• _SHORT PROBLEM_:
All lines below must be repeated exactly, with the pictures omitted.

• _GIVEN INFORMATION_:
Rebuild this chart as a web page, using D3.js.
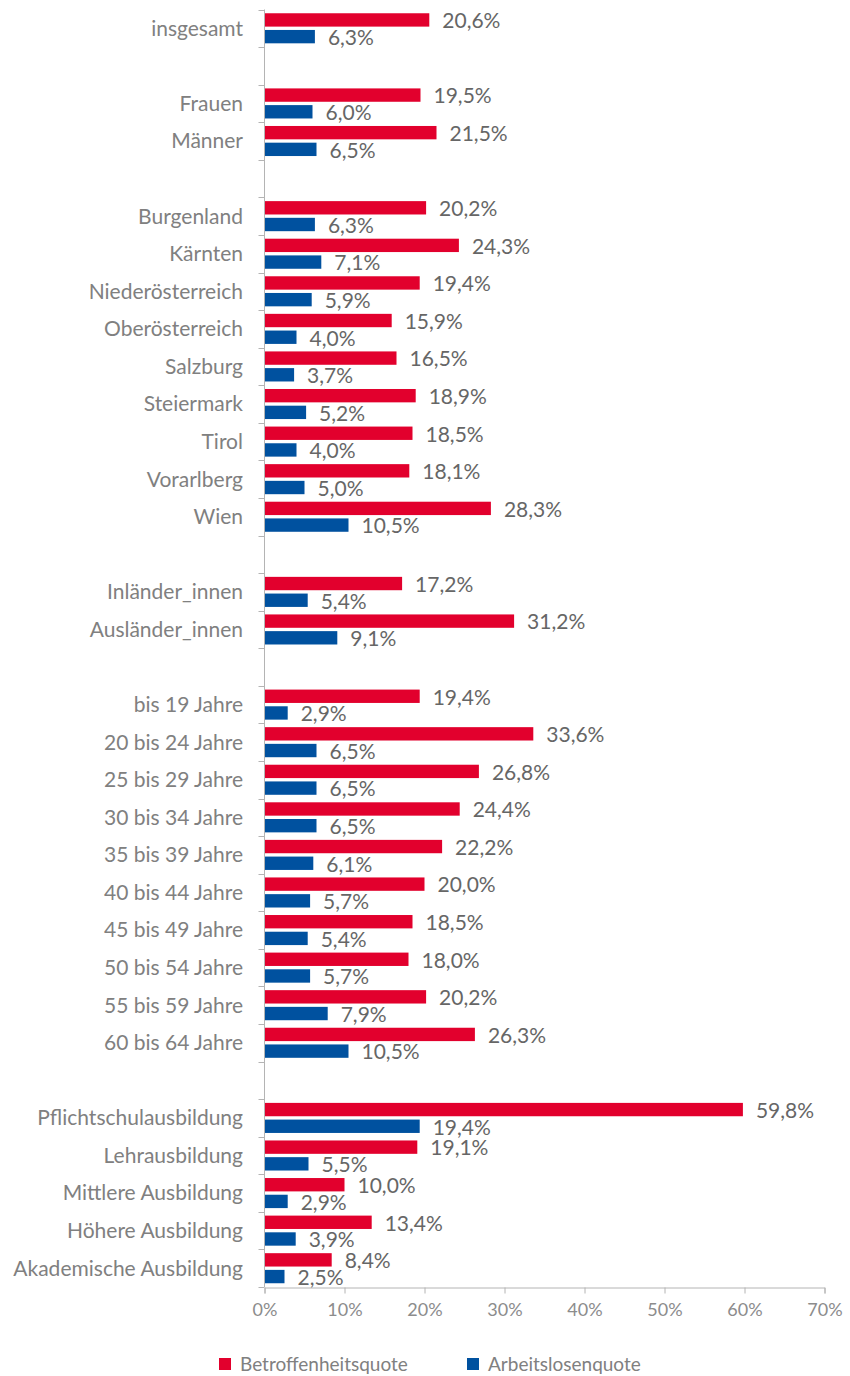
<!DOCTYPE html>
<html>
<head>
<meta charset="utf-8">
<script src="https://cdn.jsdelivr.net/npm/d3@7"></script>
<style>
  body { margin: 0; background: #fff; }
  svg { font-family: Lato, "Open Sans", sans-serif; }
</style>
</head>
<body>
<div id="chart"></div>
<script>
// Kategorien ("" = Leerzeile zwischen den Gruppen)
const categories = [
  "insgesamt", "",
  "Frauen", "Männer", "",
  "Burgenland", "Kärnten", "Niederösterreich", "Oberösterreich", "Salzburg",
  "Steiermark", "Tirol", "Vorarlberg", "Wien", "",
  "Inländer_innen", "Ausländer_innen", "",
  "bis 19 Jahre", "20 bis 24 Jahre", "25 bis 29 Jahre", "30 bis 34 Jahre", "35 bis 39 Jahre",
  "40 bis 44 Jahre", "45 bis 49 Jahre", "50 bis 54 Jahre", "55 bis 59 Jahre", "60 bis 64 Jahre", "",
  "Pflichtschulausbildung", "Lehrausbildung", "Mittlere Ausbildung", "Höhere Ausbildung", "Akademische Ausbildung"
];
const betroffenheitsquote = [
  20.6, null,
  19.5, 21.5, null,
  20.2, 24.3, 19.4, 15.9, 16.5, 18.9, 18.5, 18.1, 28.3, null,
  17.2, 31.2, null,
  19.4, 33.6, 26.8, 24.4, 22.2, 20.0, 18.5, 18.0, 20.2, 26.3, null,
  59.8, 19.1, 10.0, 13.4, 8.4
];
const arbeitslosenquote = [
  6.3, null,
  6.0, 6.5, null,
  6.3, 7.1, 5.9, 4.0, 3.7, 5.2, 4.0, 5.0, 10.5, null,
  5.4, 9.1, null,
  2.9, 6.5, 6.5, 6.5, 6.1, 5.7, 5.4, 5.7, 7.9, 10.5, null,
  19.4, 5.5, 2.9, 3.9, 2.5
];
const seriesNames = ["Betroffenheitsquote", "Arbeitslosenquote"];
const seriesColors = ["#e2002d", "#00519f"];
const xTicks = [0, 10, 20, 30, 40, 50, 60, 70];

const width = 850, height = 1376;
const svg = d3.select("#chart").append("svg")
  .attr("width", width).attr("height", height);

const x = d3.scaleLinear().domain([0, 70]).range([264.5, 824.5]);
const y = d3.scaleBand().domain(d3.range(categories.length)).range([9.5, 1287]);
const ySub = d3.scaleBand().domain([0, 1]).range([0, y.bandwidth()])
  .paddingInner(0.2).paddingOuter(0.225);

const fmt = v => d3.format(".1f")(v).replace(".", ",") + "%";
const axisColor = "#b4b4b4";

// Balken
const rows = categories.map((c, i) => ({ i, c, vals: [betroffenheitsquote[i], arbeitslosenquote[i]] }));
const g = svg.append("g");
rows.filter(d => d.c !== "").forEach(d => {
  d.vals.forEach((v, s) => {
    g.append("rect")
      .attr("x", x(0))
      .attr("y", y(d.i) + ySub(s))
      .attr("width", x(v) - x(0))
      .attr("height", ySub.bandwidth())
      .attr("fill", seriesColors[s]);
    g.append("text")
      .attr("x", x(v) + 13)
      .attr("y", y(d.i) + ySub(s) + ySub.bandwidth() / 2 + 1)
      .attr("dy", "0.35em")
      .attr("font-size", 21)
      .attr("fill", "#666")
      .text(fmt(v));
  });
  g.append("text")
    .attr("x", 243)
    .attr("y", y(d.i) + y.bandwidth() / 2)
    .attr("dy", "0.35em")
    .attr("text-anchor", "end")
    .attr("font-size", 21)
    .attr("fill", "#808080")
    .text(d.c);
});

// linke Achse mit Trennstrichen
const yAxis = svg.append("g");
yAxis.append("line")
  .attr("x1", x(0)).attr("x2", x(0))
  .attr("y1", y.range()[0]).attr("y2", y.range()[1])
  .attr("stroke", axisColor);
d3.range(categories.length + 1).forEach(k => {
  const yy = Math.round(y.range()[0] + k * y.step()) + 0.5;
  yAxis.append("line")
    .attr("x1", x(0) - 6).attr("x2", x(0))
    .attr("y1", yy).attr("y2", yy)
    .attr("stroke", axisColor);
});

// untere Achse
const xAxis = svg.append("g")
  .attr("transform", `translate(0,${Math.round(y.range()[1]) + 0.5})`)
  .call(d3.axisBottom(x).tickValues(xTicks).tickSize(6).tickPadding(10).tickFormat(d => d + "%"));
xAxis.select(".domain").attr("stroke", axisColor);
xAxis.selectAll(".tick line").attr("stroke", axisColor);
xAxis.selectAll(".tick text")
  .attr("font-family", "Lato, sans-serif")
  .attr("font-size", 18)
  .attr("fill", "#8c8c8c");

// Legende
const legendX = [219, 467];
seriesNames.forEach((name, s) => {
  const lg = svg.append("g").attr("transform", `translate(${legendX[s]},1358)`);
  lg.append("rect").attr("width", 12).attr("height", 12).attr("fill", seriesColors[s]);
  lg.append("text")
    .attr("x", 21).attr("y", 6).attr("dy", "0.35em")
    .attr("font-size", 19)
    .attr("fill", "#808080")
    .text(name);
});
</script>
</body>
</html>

• _EXERCISE SOLUTION_:
Rebuild this chart as a web page, using D3.js.
<!DOCTYPE html>
<html>
<head>
<meta charset="utf-8">
<script src="https://cdn.jsdelivr.net/npm/d3@7"></script>
<style>
  body { margin: 0; background: #fff; }
  svg { font-family: Lato, "Open Sans", sans-serif; }
</style>
</head>
<body>
<div id="chart"></div>
<script>
// Kategorien ("" = Leerzeile zwischen den Gruppen)
const categories = [
  "insgesamt", "",
  "Frauen", "Männer", "",
  "Burgenland", "Kärnten", "Niederösterreich", "Oberösterreich", "Salzburg",
  "Steiermark", "Tirol", "Vorarlberg", "Wien", "",
  "Inländer_innen", "Ausländer_innen", "",
  "bis 19 Jahre", "20 bis 24 Jahre", "25 bis 29 Jahre", "30 bis 34 Jahre", "35 bis 39 Jahre",
  "40 bis 44 Jahre", "45 bis 49 Jahre", "50 bis 54 Jahre", "55 bis 59 Jahre", "60 bis 64 Jahre", "",
  "Pflichtschulausbildung", "Lehrausbildung", "Mittlere Ausbildung", "Höhere Ausbildung", "Akademische Ausbildung"
];
const betroffenheitsquote = [
  20.6, null,
  19.5, 21.5, null,
  20.2, 24.3, 19.4, 15.9, 16.5, 18.9, 18.5, 18.1, 28.3, null,
  17.2, 31.2, null,
  19.4, 33.6, 26.8, 24.4, 22.2, 20.0, 18.5, 18.0, 20.2, 26.3, null,
  59.8, 19.1, 10.0, 13.4, 8.4
];
const arbeitslosenquote = [
  6.3, null,
  6.0, 6.5, null,
  6.3, 7.1, 5.9, 4.0, 3.7, 5.2, 4.0, 5.0, 10.5, null,
  5.4, 9.1, null,
  2.9, 6.5, 6.5, 6.5, 6.1, 5.7, 5.4, 5.7, 7.9, 10.5, null,
  19.4, 5.5, 2.9, 3.9, 2.5
];
const seriesNames = ["Betroffenheitsquote", "Arbeitslosenquote"];
const seriesColors = ["#e2002d", "#00519f"];
const xTicks = [0, 10, 20, 30, 40, 50, 60, 70];

const width = 850, height = 1376;
const svg = d3.select("#chart").append("svg")
  .attr("width", width).attr("height", height);

const x = d3.scaleLinear().domain([0, 70]).range([264.5, 824.5]);
const y = d3.scaleBand().domain(d3.range(categories.length)).range([9.5, 1287]);
const ySub = d3.scaleBand().domain([0, 1]).range([0, y.bandwidth()])
  .paddingInner(0.2).paddingOuter(0.225);

const fmt = v => d3.format(".1f")(v).replace(".", ",") + "%";
const axisColor = "#b4b4b4";

// Balken
const rows = categories.map((c, i) => ({ i, c, vals: [betroffenheitsquote[i], arbeitslosenquote[i]] }));
const g = svg.append("g");
rows.filter(d => d.c !== "").forEach(d => {
  d.vals.forEach((v, s) => {
    g.append("rect")
      .attr("x", x(0))
      .attr("y", y(d.i) + ySub(s))
      .attr("width", x(v) - x(0))
      .attr("height", ySub.bandwidth())
      .attr("fill", seriesColors[s]);
    g.append("text")
      .attr("x", x(v) + 13)
      .attr("y", y(d.i) + ySub(s) + ySub.bandwidth() / 2 + 1)
      .attr("dy", "0.35em")
      .attr("font-size", 21)
      .attr("fill", "#666")
      .text(fmt(v));
  });
  g.append("text")
    .attr("x", 243)
    .attr("y", y(d.i) + y.bandwidth() / 2)
    .attr("dy", "0.35em")
    .attr("text-anchor", "end")
    .attr("font-size", 21)
    .attr("fill", "#808080")
    .text(d.c);
});

// linke Achse mit Trennstrichen
const yAxis = svg.append("g");
yAxis.append("line")
  .attr("x1", x(0)).attr("x2", x(0))
  .attr("y1", y.range()[0]).attr("y2", y.range()[1])
  .attr("stroke", axisColor);
d3.range(categories.length + 1).forEach(k => {
  const yy = Math.round(y.range()[0] + k * y.step()) + 0.5;
  yAxis.append("line")
    .attr("x1", x(0) - 6).attr("x2", x(0))
    .attr("y1", yy).attr("y2", yy)
    .attr("stroke", axisColor);
});

// untere Achse
const xAxis = svg.append("g")
  .attr("transform", `translate(0,${Math.round(y.range()[1]) + 0.5})`)
  .call(d3.axisBottom(x).tickValues(xTicks).tickSize(6).tickPadding(10).tickFormat(d => d + "%"));
xAxis.select(".domain").attr("stroke", axisColor);
xAxis.selectAll(".tick line").attr("stroke", axisColor);
xAxis.selectAll(".tick text")
  .attr("font-family", "Lato, sans-serif")
  .attr("font-size", 18)
  .attr("fill", "#8c8c8c");

// Legende
const legendX = [219, 467];
seriesNames.forEach((name, s) => {
  const lg = svg.append("g").attr("transform", `translate(${legendX[s]},1358)`);
  lg.append("rect").attr("width", 12).attr("height", 12).attr("fill", seriesColors[s]);
  lg.append("text")
    .attr("x", 21).attr("y", 6).attr("dy", "0.35em")
    .attr("font-size", 19)
    .attr("fill", "#808080")
    .text(name);
});
</script>
</body>
</html>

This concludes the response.